What kind of shit is “you were late”? When has a doctor ever seen a patient on time? If you’d actually made the great worker of medicine magic wait for a few minutes, it would have been the first such event in the whole of recorded History. It seems more likely that Ms Snippy McSnip, the almighty tin god of the reception desk, just coudn’t bear the idea of an untidy appointment book.
Doctors are never late for appointments. They are the gods of time. Remember that.
40 minutes is a long time to wait when you have an appointment. Just be glad you did not spend the time wearing one of those hosptital gowns. It gets breezy under there, if you know what I mean.
it’s obviously a typo. The original quote was more likely “punctuality yields its own reTards.”
An own reward would be something in the order of a hand job, administered by yourself, of course. lol.
Had a similar episode last year when I went to the doc. Seems like they have this holier-than-thow attitude when it comes to being punctual. The nurse told me that they have better things to do than to wait for me – and i replied with “like what, playing scrabble”… needless to say my cocky attitude was not appreciated and I’ve not been back since.
I’m too scared to touch those magazines – you never know what germs hides in the pages.
See, the reason he kept you waiting was because of a looming doctor shortage in SA ~ because they’re all bloody *here*. I have run across more South African doctors, and a nurse or two, in the past year than the population should reasonably warrant. Mind you — I’m not complaining! They all remind me of my Jo’burg auntie and that can only be good :). It must be because they’re trying to remedy (get it?) the shortage of MDs here.
It is good to know that Doctor’s surgerys are the same everywhere in the world. To see the doctor in my surgery at your allocated time you have to come in 20 mins earlier. Even though you have an appointment they operate a first come first served policy.. Mind boggles
I know exactly what sugar007 is talking about! Unbelievable! Appointments mean nothing to doctors over here. You walk in, announce yourself at reception, take a seat and then wait in a first-come-first-served queue. Doesn’t make sense!

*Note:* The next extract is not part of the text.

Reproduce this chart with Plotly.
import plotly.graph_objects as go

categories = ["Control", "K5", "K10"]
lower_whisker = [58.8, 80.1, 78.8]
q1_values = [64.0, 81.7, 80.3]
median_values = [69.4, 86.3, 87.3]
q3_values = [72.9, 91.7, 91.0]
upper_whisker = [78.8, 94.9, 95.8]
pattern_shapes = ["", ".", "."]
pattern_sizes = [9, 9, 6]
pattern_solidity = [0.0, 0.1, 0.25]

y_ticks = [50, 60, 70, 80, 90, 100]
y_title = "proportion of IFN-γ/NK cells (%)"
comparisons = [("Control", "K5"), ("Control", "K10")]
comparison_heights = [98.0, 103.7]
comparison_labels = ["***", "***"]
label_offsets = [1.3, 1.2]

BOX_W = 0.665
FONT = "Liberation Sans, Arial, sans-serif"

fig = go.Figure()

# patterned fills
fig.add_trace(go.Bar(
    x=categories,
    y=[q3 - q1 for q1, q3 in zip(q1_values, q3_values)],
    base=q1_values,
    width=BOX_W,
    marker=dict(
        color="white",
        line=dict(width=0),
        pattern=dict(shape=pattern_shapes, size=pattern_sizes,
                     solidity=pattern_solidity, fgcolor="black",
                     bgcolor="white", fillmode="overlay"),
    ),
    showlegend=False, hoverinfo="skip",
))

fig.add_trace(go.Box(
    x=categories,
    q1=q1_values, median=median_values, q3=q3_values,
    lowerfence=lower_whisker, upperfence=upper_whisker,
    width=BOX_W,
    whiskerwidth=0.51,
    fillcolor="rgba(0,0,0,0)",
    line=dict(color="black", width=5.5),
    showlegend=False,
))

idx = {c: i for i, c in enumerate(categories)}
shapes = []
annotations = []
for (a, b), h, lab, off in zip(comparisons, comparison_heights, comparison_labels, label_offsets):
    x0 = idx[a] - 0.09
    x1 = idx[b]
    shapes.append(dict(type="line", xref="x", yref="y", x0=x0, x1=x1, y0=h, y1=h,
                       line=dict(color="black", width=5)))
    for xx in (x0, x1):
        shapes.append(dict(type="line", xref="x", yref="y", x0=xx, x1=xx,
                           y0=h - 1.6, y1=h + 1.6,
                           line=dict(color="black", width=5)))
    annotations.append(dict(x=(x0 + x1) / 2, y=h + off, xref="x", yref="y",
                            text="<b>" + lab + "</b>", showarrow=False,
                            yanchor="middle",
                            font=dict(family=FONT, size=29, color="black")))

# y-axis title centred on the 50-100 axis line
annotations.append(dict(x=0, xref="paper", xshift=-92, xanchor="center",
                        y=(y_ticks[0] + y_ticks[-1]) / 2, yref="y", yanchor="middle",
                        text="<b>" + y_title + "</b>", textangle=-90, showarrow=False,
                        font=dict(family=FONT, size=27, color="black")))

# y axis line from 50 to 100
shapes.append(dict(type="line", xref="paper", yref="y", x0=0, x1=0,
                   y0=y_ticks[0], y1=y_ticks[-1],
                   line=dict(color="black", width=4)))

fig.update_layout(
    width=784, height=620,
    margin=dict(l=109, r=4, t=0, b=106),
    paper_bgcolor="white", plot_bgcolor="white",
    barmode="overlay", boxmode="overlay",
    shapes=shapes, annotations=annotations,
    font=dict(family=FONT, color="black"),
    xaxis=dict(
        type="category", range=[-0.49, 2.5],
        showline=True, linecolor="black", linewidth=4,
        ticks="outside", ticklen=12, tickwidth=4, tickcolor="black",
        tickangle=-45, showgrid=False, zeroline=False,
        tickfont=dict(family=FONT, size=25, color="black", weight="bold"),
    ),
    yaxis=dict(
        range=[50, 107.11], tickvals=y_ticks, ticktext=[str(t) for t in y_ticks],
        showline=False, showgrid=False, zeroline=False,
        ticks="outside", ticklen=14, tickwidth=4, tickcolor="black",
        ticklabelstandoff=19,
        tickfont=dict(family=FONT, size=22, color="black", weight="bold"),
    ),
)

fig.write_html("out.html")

At least we don’t have to pay to see the doctors!
KN: She does not have much of a life if she cares that much about a tidy appointment book. I can see it working for her though, she seemed particularly unsociable.
IB: Don’t get me started on hospital gowns. Deep down all people in the medical profession are preverts.
Blue Water Lily: And very rewarding it can be, purely from a hedonistic viewpoint. 😉
TP: Nice come-back! You are right about the magazines… they are greenhouses for all sorts of nasties.
Moonflake: LOL. True, in so many ways!
ANdrea: Doctors and nurses are some of South Africa’s biggest exports. We are so good at doing it, we are have to import doctors from Cuba to fill the gaps.
Sugar: Yeah, the appointment book is only there to keep track of you and to penalise you for future visits.
Del: He he. They should convert surgeries into drive-throughs! Come by whenever you like.
No consultation fees… lucky bastards you are.
That “own reward” is something they tell us when we’re still young and impressionable, in an attempt to make us do stuff we probably don’t really care about, like be punctual. Oh… and never underestimate the power of The Chitster’s charm – I would’ve loved to have heard the outcome of that..!
Had a similar experience this weekend! The doctor was running half an hour late which means we couldn’t pop in to Maw’s to visit. I called her and explained that we don’t make it because I had a doctor’s appointment and the doctor was running late. So, she sulked and said ja, it’s okay. Only an hour later did she ‘phone me and ask me what was wrong. Luckily the nurses down here are quite nice though, this one was most apologetic!